### Challenge
Restate verbatim the lines between the one holding "Convert this chart to Chart.js code." and the one holding "traceEnd, y: lowLevel", both included, and no others.

### Given records

^^^^

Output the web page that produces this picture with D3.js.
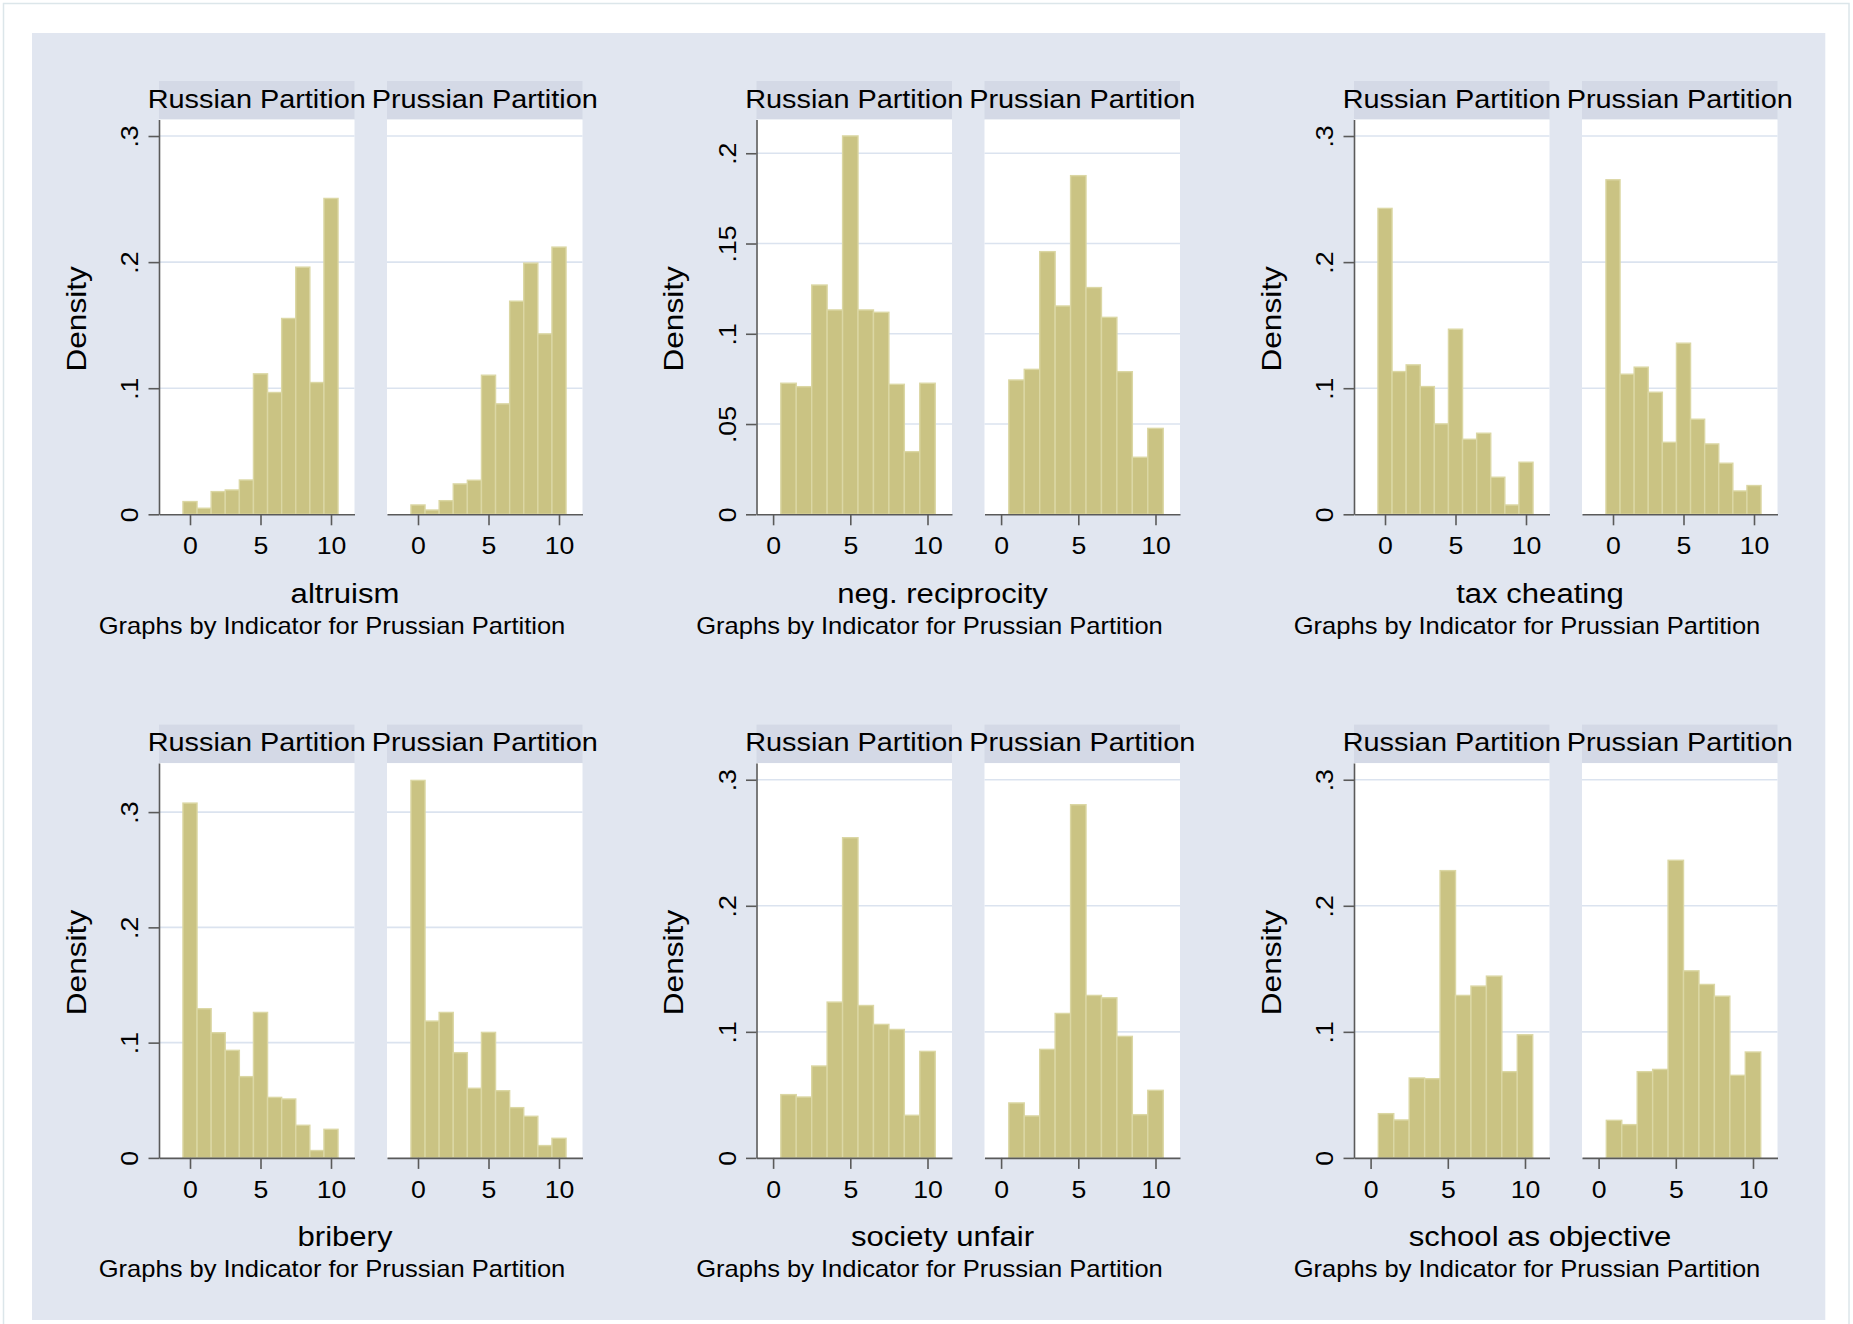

^^^^

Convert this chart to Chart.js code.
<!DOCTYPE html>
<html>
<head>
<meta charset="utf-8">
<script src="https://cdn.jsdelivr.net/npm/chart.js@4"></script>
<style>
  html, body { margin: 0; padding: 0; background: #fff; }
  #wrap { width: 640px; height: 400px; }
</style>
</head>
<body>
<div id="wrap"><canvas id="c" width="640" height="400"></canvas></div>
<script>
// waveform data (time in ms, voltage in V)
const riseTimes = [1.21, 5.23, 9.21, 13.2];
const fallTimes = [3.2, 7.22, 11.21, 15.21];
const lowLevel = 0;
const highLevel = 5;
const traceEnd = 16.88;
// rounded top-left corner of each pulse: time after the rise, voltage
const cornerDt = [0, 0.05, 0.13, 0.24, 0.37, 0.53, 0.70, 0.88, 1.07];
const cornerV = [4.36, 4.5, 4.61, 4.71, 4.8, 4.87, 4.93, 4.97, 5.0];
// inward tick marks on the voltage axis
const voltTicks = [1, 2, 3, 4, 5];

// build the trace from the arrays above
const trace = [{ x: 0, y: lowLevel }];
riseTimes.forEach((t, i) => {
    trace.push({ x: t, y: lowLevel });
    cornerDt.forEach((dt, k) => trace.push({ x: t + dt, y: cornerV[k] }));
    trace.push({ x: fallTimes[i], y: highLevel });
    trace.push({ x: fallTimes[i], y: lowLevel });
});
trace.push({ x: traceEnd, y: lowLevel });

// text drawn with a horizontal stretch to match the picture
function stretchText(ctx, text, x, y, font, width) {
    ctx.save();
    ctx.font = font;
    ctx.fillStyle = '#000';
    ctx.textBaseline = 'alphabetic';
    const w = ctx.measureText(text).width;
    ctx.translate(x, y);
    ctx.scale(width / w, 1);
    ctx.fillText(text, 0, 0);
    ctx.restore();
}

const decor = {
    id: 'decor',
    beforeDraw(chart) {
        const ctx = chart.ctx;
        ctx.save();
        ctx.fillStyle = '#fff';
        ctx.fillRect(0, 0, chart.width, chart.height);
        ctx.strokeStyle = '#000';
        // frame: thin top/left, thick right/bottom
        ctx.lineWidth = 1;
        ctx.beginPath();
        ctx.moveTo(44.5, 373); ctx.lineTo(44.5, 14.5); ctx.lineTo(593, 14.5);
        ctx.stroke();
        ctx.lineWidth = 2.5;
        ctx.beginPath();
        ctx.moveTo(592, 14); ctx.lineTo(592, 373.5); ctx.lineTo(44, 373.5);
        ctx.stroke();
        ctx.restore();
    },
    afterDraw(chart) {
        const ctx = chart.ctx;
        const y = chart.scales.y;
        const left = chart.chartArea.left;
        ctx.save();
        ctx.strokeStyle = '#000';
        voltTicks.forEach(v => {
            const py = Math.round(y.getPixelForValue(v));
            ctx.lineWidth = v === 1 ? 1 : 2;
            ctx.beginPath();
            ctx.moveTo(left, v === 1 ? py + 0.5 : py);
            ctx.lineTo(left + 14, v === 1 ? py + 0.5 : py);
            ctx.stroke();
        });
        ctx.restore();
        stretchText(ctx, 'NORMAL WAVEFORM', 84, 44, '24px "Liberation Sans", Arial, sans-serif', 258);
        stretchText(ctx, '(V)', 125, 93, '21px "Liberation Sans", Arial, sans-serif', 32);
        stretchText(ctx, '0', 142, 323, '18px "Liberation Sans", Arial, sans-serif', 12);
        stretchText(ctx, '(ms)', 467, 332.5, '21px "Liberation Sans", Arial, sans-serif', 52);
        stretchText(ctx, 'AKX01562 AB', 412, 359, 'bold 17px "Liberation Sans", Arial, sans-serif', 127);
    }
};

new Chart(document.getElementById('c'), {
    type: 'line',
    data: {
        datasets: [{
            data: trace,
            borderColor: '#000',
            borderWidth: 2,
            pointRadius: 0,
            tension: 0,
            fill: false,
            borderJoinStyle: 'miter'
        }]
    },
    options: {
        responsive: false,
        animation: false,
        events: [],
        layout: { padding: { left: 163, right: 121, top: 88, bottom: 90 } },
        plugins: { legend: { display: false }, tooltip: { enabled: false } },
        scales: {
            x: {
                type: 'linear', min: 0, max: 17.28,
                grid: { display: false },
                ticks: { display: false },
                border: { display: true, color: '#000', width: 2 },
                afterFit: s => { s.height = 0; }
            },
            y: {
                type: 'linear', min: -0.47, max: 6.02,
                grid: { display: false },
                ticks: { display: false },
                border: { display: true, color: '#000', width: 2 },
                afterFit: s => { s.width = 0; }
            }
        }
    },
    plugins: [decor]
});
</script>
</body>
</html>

^^^^

### Exercise solution
Convert this chart to Chart.js code.
<!DOCTYPE html>
<html>
<head>
<meta charset="utf-8">
<script src="https://cdn.jsdelivr.net/npm/chart.js@4"></script>
<style>
  html, body { margin: 0; padding: 0; background: #fff; }
  #wrap { width: 640px; height: 400px; }
</style>
</head>
<body>
<div id="wrap"><canvas id="c" width="640" height="400"></canvas></div>
<script>
// waveform data (time in ms, voltage in V)
const riseTimes = [1.21, 5.23, 9.21, 13.2];
const fallTimes = [3.2, 7.22, 11.21, 15.21];
const lowLevel = 0;
const highLevel = 5;
const traceEnd = 16.88;
// rounded top-left corner of each pulse: time after the rise, voltage
const cornerDt = [0, 0.05, 0.13, 0.24, 0.37, 0.53, 0.70, 0.88, 1.07];
const cornerV = [4.36, 4.5, 4.61, 4.71, 4.8, 4.87, 4.93, 4.97, 5.0];
// inward tick marks on the voltage axis
const voltTicks = [1, 2, 3, 4, 5];

// build the trace from the arrays above
const trace = [{ x: 0, y: lowLevel }];
riseTimes.forEach((t, i) => {
    trace.push({ x: t, y: lowLevel });
    cornerDt.forEach((dt, k) => trace.push({ x: t + dt, y: cornerV[k] }));
    trace.push({ x: fallTimes[i], y: highLevel });
    trace.push({ x: fallTimes[i], y: lowLevel });
});
trace.push({ x: traceEnd, y: lowLevel });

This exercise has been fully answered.